L’Empire du sommeil au musée Marmottan Monet

« Le sommeil occupe un tiers de notre existence », écrit Érik Desmazières, directeur du musée Marmottan Monet, dans l’avant-propos du catalogue de l’exposition L’Empire du sommeil. Qu’il soit paisible ou troublé, l’acte de dormir relève d’une expérience universelle, à la fois intime et partagée, qui traverse les siècles et imprègne durablement la création artistique. Il est pourtant étonnant de constater, comme le souligne Desmazières, qu’aucune exposition n’ait jusqu’ici été consacrée à ce thème en France, du moins dans le champ de sa représentation artistique.
C’est précisément cette lacune que le musée Marmottan Monet entreprend d’explorer avec L’Empire du sommeil. Conçue par Laura Bossi, neurologue et historienne des sciences, en co-commissariat avec Sylvie Carlier, directrice des collections du musée, l’exposition propose un regard inédit sur le sommeil et sur la diversité de ses déclinaisons artistiques, révélant l’ambiguïté d’un état à la fois partagé et énigmatique, situé au croisement du corps, de l’esprit et de l’imaginaire.
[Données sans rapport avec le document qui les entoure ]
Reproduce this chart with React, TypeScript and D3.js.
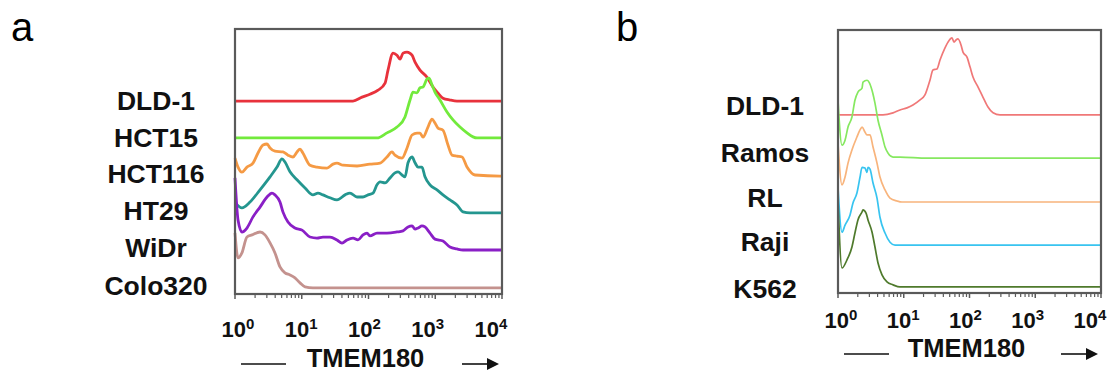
import * as d3 from "d3";

// TMEM180 intensity (log axis) and histogram heights (% of panel height, above each trace's baseline)
const xTicks = [1, 10, 100, 1000, 10000];
const tickExp = ["0", "1", "2", "3", "4"];

const namesA = ["DLD-1", "HCT15", "HCT116", "HT29", "WiDr", "Colo320"];
const colorsA = ["#e8323c", "#72ea3c", "#f59a44", "#24968f", "#8a1fc6", "#c4928e"];
const offsetsA = [72.8, 58.9, 44.5, 30.6, 16.6, 2.3];

const dldA = [[1, 0], [58.6, 0], [80, 1.5], [105, 2.6], [139, 4.1], [177, 6.8], [196, 11.7], [233, 18.1], [267, 17.3], [297, 15.8], [329, 18.1], [378, 18.5], [449, 17.3], [498, 14.7], [591, 11.7], [752, 9], [925, 5.3], [1100, 3], [1306, 1.1], [1663, 0.4], [2118, 0], [10000, 0]];
const hct15 = [[1, 0], [134, 0], [189, 1.9], [267, 4.1], [352, 7.9], [419, 14.3], [464, 17.3], [533, 17], [591, 18.9], [655, 19.2], [752, 22.2], [805, 22.6], [894, 20], [991, 17.3], [1178, 14.3], [1500, 9.8], [1845, 6.8], [2349, 4.1], [2990, 1.9], [3680, 0.4], [4224, 0], [10000, 0]];
const hct116 = [[1, 6.8], [1.11, 3.4], [1.27, 1.5], [1.51, 3.4], [1.86, 4.9], [2.21, 8.7], [2.63, 11.7], [3.02, 12.1], [3.35, 10.6], [3.97, 9.4], [5.24, 9.1], [6.22, 7.9], [7.39, 7.2], [8.49, 9.1], [9.42, 10.2], [10.4, 8.7], [13.3, 4.1], [16.9, 3.4], [23.9, 3], [29.4, 4.5], [33.7, 4.9], [41.5, 4.1], [67.3, 3.8], [105, 4.5], [149, 4.9], [189, 7.2], [225, 9.1], [249, 7.9], [318, 6.8], [378, 10.6], [449, 15.5], [533, 16.2], [591, 16.2], [655, 14.7], [778, 18.5], [894, 21.5], [991, 20], [1100, 18.1], [1306, 17.3], [1552, 11.7], [1782, 7.9], [2118, 7.5], [2518, 7.2], [2990, 3.4], [3942, 0.4], [9330, 0], [10000, 0]];
const ht29 = [[1, 4], [1.27, 1.9], [1.68, 4.1], [2.37, 8.7], [3.35, 13.6], [4.26, 17.3], [5.06, 20.4], [5.61, 19.2], [6.67, 15.5], [8.49, 12.5], [11.2, 9.4], [14.7, 6.8], [17.5, 7.5], [20.8, 6.8], [26.5, 5.7], [33.7, 4.9], [44.5, 6.8], [52.8, 7.5], [67.3, 6], [82.7, 6], [98.4, 6.8], [117, 7.5], [134, 10.6], [149, 11.7], [177, 11.3], [210, 13.2], [249, 15.1], [277, 15.5], [318, 14.3], [352, 13.6], [391, 18.9], [449, 21.1], [498, 18.9], [552, 17.3], [633, 17.3], [702, 13.6], [834, 10.6], [1062, 8.7], [1306, 6.8], [1663, 4.9], [2118, 3], [2606, 0.4], [3318, 0], [10000, 0]];
const widr = [[1, 27.2], [1.11, 11.3], [1.27, 6.8], [1.51, 8.3], [1.86, 12.5], [2.37, 16.2], [3.02, 20], [3.58, 21.5], [3.97, 20.8], [4.72, 18.1], [5.24, 14.3], [6.22, 10.6], [7.92, 8.3], [10.1, 7.5], [13.3, 4.9], [16.9, 4.5], [20.8, 4.9], [26.5, 4.9], [33.7, 3.8], [40.1, 2.6], [47.6, 3.8], [58.6, 4.5], [69.6, 3.8], [82.7, 5.7], [95, 6.4], [105, 5.3], [134, 6.4], [189, 6.4], [267, 6.8], [329, 7.2], [391, 8.7], [449, 9.1], [498, 7.9], [552, 8.3], [633, 9.1], [702, 8.7], [834, 6.4], [991, 4.1], [1306, 3.4], [1663, 1.1], [2118, 0.4], [2606, 0], [10000, 0]];
const colo320 = [[1, 20.8], [1.11, 11.3], [1.27, 13.2], [1.51, 19.2], [1.8, 20], [2.37, 21.1], [2.81, 20], [3.35, 17], [3.97, 13.2], [4.72, 7.9], [5.61, 5.7], [6.67, 4.9], [7.92, 3.8], [9.42, 1.9], [11.2, 0.4], [14.7, 0], [10000, 0]];

const namesB = ["DLD-1", "Ramos", "RL", "Raji", "K562"];
const colorsB = ["#f07878", "#86e860", "#f8b47c", "#38c4f0", "#4f7a2c"];
const offsetsB = [67.7, 51.3, 34.6, 18.2, 2.3];

const dldB = [[1, 0], [4.83, 0], [6.87, 0.8], [8.77, 1.9], [11.2, 2.7], [13.8, 3.8], [17.7, 5.7], [21, 7.6], [25.1, 13.3], [27.8, 17.1], [32, 17.5], [35.6, 20.9], [42.4, 25.5], [47.1, 27.7], [54.2, 29.3], [58.1, 27.7], [62.3, 28.5], [66.8, 28.9], [74.3, 26.6], [79.6, 23.9], [91.6, 22], [102, 18.2], [113, 14.4], [135, 10.6], [160, 6.8], [191, 3], [228, 0.8], [291, 0], [10000, 0]];
const ramos = [[1, 22], [1.15, 4.9], [1.28, 6.8], [1.42, 11.8], [1.63, 15.6], [1.81, 22], [2.01, 25.1], [2.32, 26.6], [2.4, 28.9], [2.76, 29.6], [2.96, 28.9], [3.29, 25.8], [3.65, 20.9], [4.06, 14.4], [4.67, 8.7], [5.19, 4.2], [5.76, 1.9], [6.87, 0.4], [8.77, 0.4], [22.6, 0], [10000, 0]];
const rl = [[1, 22.4], [1.15, 6.5], [1.28, 9.5], [1.42, 14.8], [1.63, 19.8], [1.94, 24.7], [2.16, 27.4], [2.32, 28.5], [2.57, 26.6], [2.76, 25.5], [3.07, 25.5], [3.41, 20.9], [3.92, 14.8], [4.35, 9.5], [5.19, 4.6], [6.18, 1.5], [7.89, 0.4], [9.4, 0], [10000, 0]];
const raji = [[1, 22], [1.15, 4.9], [1.28, 7.6], [1.52, 11.4], [1.69, 16], [1.94, 19.8], [2.16, 25.8], [2.32, 29.6], [2.57, 29.3], [2.76, 27.7], [2.86, 29.6], [3.07, 28.9], [3.41, 23.6], [3.92, 17.9], [4.35, 10.6], [5.19, 4.6], [6.18, 1.1], [7.36, 0], [10000, 0]];
const k562 = [[1, 33], [1.15, 7.2], [1.37, 10.3], [1.63, 15.2], [1.81, 20.5], [2.01, 25.5], [2.32, 28.5], [2.4, 29.3], [2.67, 28.1], [2.86, 25.5], [3.29, 20.9], [3.65, 15.2], [4.06, 9.1], [4.67, 4.6], [5.56, 1.9], [6.87, 0.8], [8.77, 0], [10000, 0]];

const seriesA = [dldA, hct15, hct116, ht29, widr, colo320];
const seriesB = [dldB, ramos, rl, raji, k562];

const font = "Arial, 'Liberation Sans', sans-serif";

interface PanelProps {
    letter: string;
    letterX: number;
    left: number; top: number; right: number; bottom: number;
    names: string[];
    colors: string[];
    offsets: number[];
    series: number[][][];
    nameX: number;
    nameY: number[];
    tickY: number;
    titleY: number;
    lineW: number;
}

function Panel({ letter, letterX, left, top, right, bottom, names, colors, offsets, series, nameX, nameY, tickY, titleY, lineW }: PanelProps) {
    const x = d3.scaleLog().domain([1, 10000]).range([left, right]);
    const xl = d3.scaleLog().domain([1, 10000]).range([left + 3, right - 11]);
    const y = d3.scaleLinear().domain([0, 100]).range([bottom, top]);
    const minor: number[] = [];
    for (let e = 0; e < 4; e++) for (let m = 2; m <= 9; m++) minor.push(m * Math.pow(10, e));
    const mid = (left + right) / 2;

    return (
        <g>
            <text x={letterX} y={41} fontFamily={font} fontSize={40}>{letter}</text>
            {series.map((s, i) => {
                const line = d3.line<number[]>()
                    .x(d => x(d[0]))
                    .y(d => y(d[1] + offsets[i]))
                    .curve(d3.curveMonotoneX);
                return <path key={i} d={line(s) ?? ""} fill="none" stroke={colors[i]} strokeWidth={lineW} strokeLinejoin="round" />;
            })}
            <rect x={left} y={top} width={right - left} height={bottom - top} fill="none" stroke="#5a5a5a" strokeWidth={2.2} />
            {minor.map((v, i) => (
                <line key={"m" + i} x1={x(v)} x2={x(v)} y1={bottom} y2={bottom + 4} stroke="#5a5a5a" strokeWidth={1.2} />
            ))}
            {xTicks.map((v, i) => (
                <line key={"t" + i} x1={x(v)} x2={x(v)} y1={bottom} y2={bottom + 5} stroke="#5a5a5a" strokeWidth={1.5} />
            ))}
            {xTicks.map((v, i) => (
                <text key={"l" + i} x={xl(v)} y={tickY} textAnchor="middle" fontFamily={font} fontWeight="bold" fontSize={22} fill="#111">
                    10<tspan fontSize={15} dy={-8}>{tickExp[i]}</tspan>
                </text>
            ))}
            {names.map((n, i) => (
                <text key={"n" + i} x={nameX} y={nameY[i]} textAnchor="middle" fontFamily={font} fontWeight="bold" fontSize={26.5} fill="#111">{n}</text>
            ))}
            <text x={mid - 3} y={titleY} textAnchor="middle" fontFamily={font} fontWeight="bold" fontSize={25.5} fill="#111">TMEM180</text>
            <line x1={left + 6} x2={left + 51} y1={titleY - 3} y2={titleY - 3} stroke="#111" strokeWidth={1.6} />
            <line x1={right - 40} x2={right - 10} y1={titleY - 3} y2={titleY - 3} stroke="#111" strokeWidth={1.6} />
            <path d={`M${right - 3},${titleY - 3} L${right - 15},${titleY - 9} L${right - 15},${titleY + 3} Z`} fill="#111" />
        </g>
    );
}

export default function App() {
    return (
        <svg width={1110} height={376} style={{ position: "absolute", left: 0, top: 0, background: "#fff" }}>
            <Panel letter="a" letterX={11} left={235} top={29} right={502} bottom={294}
                names={namesA} colors={colorsA} offsets={offsetsA} series={seriesA}
                nameX={156} nameY={[110, 147, 183, 220, 257, 295]} tickY={337} titleY={367} lineW={2.8} />
            <Panel letter="b" letterX={616} left={838} top={30} right={1101} bottom={293}
                names={namesB} colors={colorsB} offsets={offsetsB} series={seriesB}
                nameX={765} nameY={[115, 162, 207, 251, 298]} tickY={328} titleY={357} lineW={1.7} />
        </svg>
    );
}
Dans cette perspective, L’Empire du sommeil réunit un corpus de près de cent trente œuvres, principalement inscrites dans le cadre du « long XIXᵉ siècle », des Lumières à la Grande Guerre. Issues de différentes institutions et de collections privées, tant nationales qu’internationales, ces pièces témoignent de la richesse et de la persistance de ce motif dans l’histoire de l’art.
Parmi cet ensemble figure notamment la version de petit format de La Nuit (1902) d’Aristide Maillol, prêtée par la Fondation Dina Vierny – Musée Maillol, dont la présence au sein du parcours invite à un regard plus attentif.

Présentée dans la première section de l’exposition, intitulée « Doux sommeil, bonheur pur », la statuette en bronze La Nuit (1902) d’Aristide Maillol est exposée aux côtés de la Femme endormie (1876) de Jean-Baptiste Carpeaux et du Sommeil, buste de femme (1889) d’Auguste Rodin. Ce dialogue met en lumière différentes approches sculpturales du repos, depuis le modelé expressif de la fin du XIXᵉ siècle jusqu’à la recherche d’une forme plus condensée et intériorisée chez Maillol.
Réalisée en 1902, cette statuette correspond à une étude élaborée en amont de la version monumentale de La Nuit (1909), présentée au Salon d’Automne de 1909. Elle s’inscrit dans une période charnière de la production de Maillol, marquée par le développement continu du thème de la femme assise, pour lequel il prend souvent pour modèle son épouse, Clotilde Narcis. D’abord exploré dans le dessin, ce motif trouve rapidement une traduction sculpturale, conduisant notamment à La Méditerranée (1905), exposée au Salon d’Automne de 1905.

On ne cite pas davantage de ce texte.